The Curse of the Wendigo (The Monstrumologist #2)(82)
“Shame on you! Shame on all of you! The most vicious of the predators I study cannot hold a candle to you! To treat a man like this is one thing, but to torture a child! And a child who has already endured more than any of you could possibly imagine. Diese Scheiβpolizisten. So eine Schweinerei! Pah!”
He spat contemptuously, then carried me straight to the curb and heaved me into the back of the calash. He jumped into the seat beside me and shouted for Timmy to take us home.
“The doctor?” I gasped.
“Safe, Will,” answered my rescuer. “Safe. Not well, but safe—and I beg you to forgive me for not extricating you sooner from the clutches of those oafish brutes.”
“I want to see the doctor,” I said.
“And you shall, Will. I am taking you to him now.”
Von Helrung’s personal physician, a young man by the name of Seward, had given the doctor a thorough examination and had found no serious injuries except a painful—and painfully obvious—fracturing of the lower jaw. Seward was concerned about the condition of Warthrop’s kidneys; already ugly bruises had formed along his lower back where the truncheons had been vigorously applied, but there was nothing he could do but wait. The symptoms of renal failure were hard to miss.
I found my master propped up in the bed, dressed in one of von Helrung’s nightshirts, which was much too small for him and, to my allegiant eye, added insult to injury. A bag containing ice had been wrapped in a cloth and the cloth then tied around his head to keep the compress tight against his jaw.

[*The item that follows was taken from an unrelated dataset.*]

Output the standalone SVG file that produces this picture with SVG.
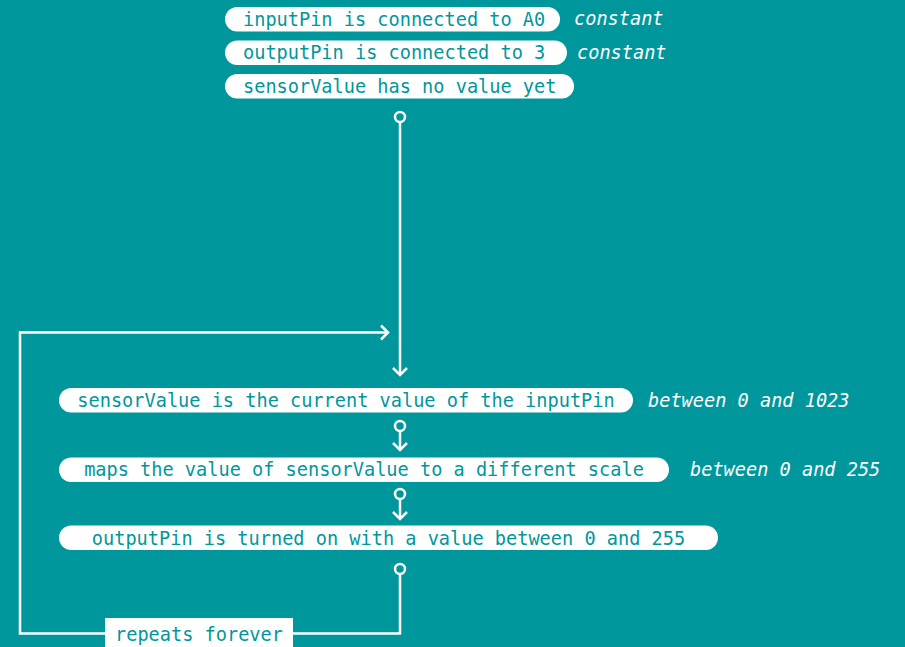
<svg xmlns="http://www.w3.org/2000/svg" width="905" height="647" viewBox="0 0 905 647">
<style>
.pill{fill:#fff}
.t{font-family:"DejaVu Sans Mono","Liberation Mono",monospace;font-size:18.6px;fill:#00979c}
.n{font-family:"DejaVu Sans Mono","Liberation Mono",monospace;font-size:18.6px;font-style:italic;fill:#fff}
.c{text-anchor:middle}
.ln{fill:none;stroke:#fff;stroke-width:2.5}
.dot{fill:#00979c;stroke:#fff;stroke-width:2.5}
</style>
<defs>
<marker id="chev" markerWidth="14" markerHeight="18" refX="9" refY="9" orient="auto" markerUnits="userSpaceOnUse">
<path d="M2,2 L9,9 L2,16" fill="none" stroke="#fff" stroke-width="2.5"/>
</marker>
</defs>
<rect width="905" height="647" fill="#00979c"/>
<g id="n1"><rect class="pill" x="225" y="7" width="335" height="24.5" rx="12.25"/><text class="t" x="243" y="25.5">inputPin is connected to A0</text><text class="n" x="574" y="25">constant</text></g>
<g id="n2"><rect class="pill" x="225" y="40.5" width="342" height="24.5" rx="12.25"/><text class="t" x="243" y="59">outputPin is connected to 3</text><text class="n" x="577" y="58.5">constant</text></g>
<g id="n3"><rect class="pill" x="225" y="74" width="349" height="24.5" rx="12.25"/><text class="t" x="243" y="92.5">sensorValue has no value yet</text></g>
<g id="n4"><rect class="pill" x="59" y="388" width="574" height="24.5" rx="12.25"/><text class="t c" x="346" y="407">sensorValue is the current value of the inputPin</text><text class="n" x="648" y="407">between 0 and 1023</text></g>
<g id="n5"><rect class="pill" x="59" y="457.5" width="610" height="24.5" rx="12.25"/><text class="t c" x="364" y="476">maps the value of sensorValue to a different scale</text><text class="n" x="690" y="475.5">between 0 and 255</text></g>
<g id="n6"><rect class="pill" x="59" y="525.5" width="659" height="24.5" rx="12.25"/><text class="t c" x="388.5" y="544.5">outputPin is turned on with a value between 0 and 255</text></g>
<g id="connectors">
<path class="ln" d="M400,122 V375" marker-end="url(#chev)"/>
<circle class="dot" cx="400" cy="117" r="5"/>
<path class="ln" d="M400,431 V450" marker-end="url(#chev)"/>
<circle class="dot" cx="400" cy="426" r="5"/>
<path class="ln" d="M400,499 V519" marker-end="url(#chev)"/>
<circle class="dot" cx="400" cy="494" r="5"/>
<path class="ln" d="M400,574 V633.5 H20 V332.5 H388" marker-end="url(#chev)"/>
<circle class="dot" cx="400" cy="569" r="5"/>
</g>
<g id="loop-label"><rect x="105" y="618" width="188" height="30" fill="#fff"/><text class="t" x="115" y="640.5">repeats forever</text></g>
</svg>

He opened his eyes when I stepped inside the room.
“Will Henry,” he said, wincing from the effort. “Is that you?”
“Yes, sir,” I said.
“Will Henry.” He sighed. “Where have you been, Will Henry?”
“At the police station, sir.”
“That cannot be,” he said. “My memory is not altogether clear, but I distinctly remember you were not at the police station with me.”
“I was in another room, sir.”
“Ah. Well, you could have been a little more precise.”
I took a hesitant step forward, reached for his hand, and stopped myself.
“I’m sorry, sir.”
I could hold it in no longer. It was too much, to see him like that. And if it was too much for me, what was it like for him? He motioned for me to come closer, and reached for my hand.
“You should not be sorry,” he said. “You should be glad. You were spared. You did not see what I saw upon that hill.” He spoke fiercely through gritted teeth. “What I still see—what I am doomed to see—until I can see no more!” He closed his eyes. “He wanted me to see . . . what he had done to her. . . . More than mutilation—an act of desecration. I think I disappointed him. I think he waited for me last night. I think she was alive when he took her to the summit, and he waited awhile for me before he exacted his deranged vengeance.”
“No,” I cried. “Don’t say that, sir! Please don’t—”
“He left enough clues for me, but I was blind to them. I think that’s why he took her face but left her eyes, as if to say, ‘Even she sees more than you!’ The serving girl butchered on the stairs, the phrase scrawled over the door, the trick of the chamber pot, and the words ‘Good Job!’ on the headboard. Not ‘job’ as in a task or accomplishment, but Job from the Bible, Job crying for justice upon the dung heap. He did everything but draw me a map.”
I struggled for something to say, but what might be said in such dolorous circumstances? What balm existed to soothe his torment? I had nothing to offer but my own tears, which he tenderly wiped away—a measure of his distress, perhaps his concern for my anguish.
“She had not been dead long, Will Henry. No more than an hour, I would guess. He gave up on me and then he—he consummated the transaction.”
Von Helrung had arranged a hearty repast for my supper, and though I managed to force down but a few sips of soup and a crust of pumpernickel, I felt renewed. I could not recall the last time I had eaten. I was still dreadfully tired, desiring nothing more than another taste of the dreamless sleep I’d feasted on in the holding room on Mulberry Street. My desire was destined to be thwarted. The kitchen door flew open and Lilly Bates skipped into the room, her cheeks aglow with delight.
“There you are! I’ve been looking all over for you, William James Henry. How is your neck? Can I see it? Your Dr. Warthrop wouldn’t let me see it, even though I assured him I had seen worse things than the bite of a Mongolian Death Worm, much, much worse. Did it liquefy your flesh? That’s what happens, you know. Their spit melts your flesh like butter.”
I confessed I hadn’t examined the wound myself, an admission she found shocking. Why wouldn’t I want to look at it?
“Perhaps you’re ashamed to look at it, because you are a liar and that’s what happens to liars—liquefied flesh. Don’t you think that’s funny, Will? It’s so perfectly metaphorical.”
She was sitting quite close to me, resting her elbows on the table and cupping her chin in her hands, studying me with her disconcertingly wide sapphire-blue eyes.
“Muriel Chanler is dead,” she stated matter-of-factly.
“I know.”
“Did you see her? Uncle said you were there.”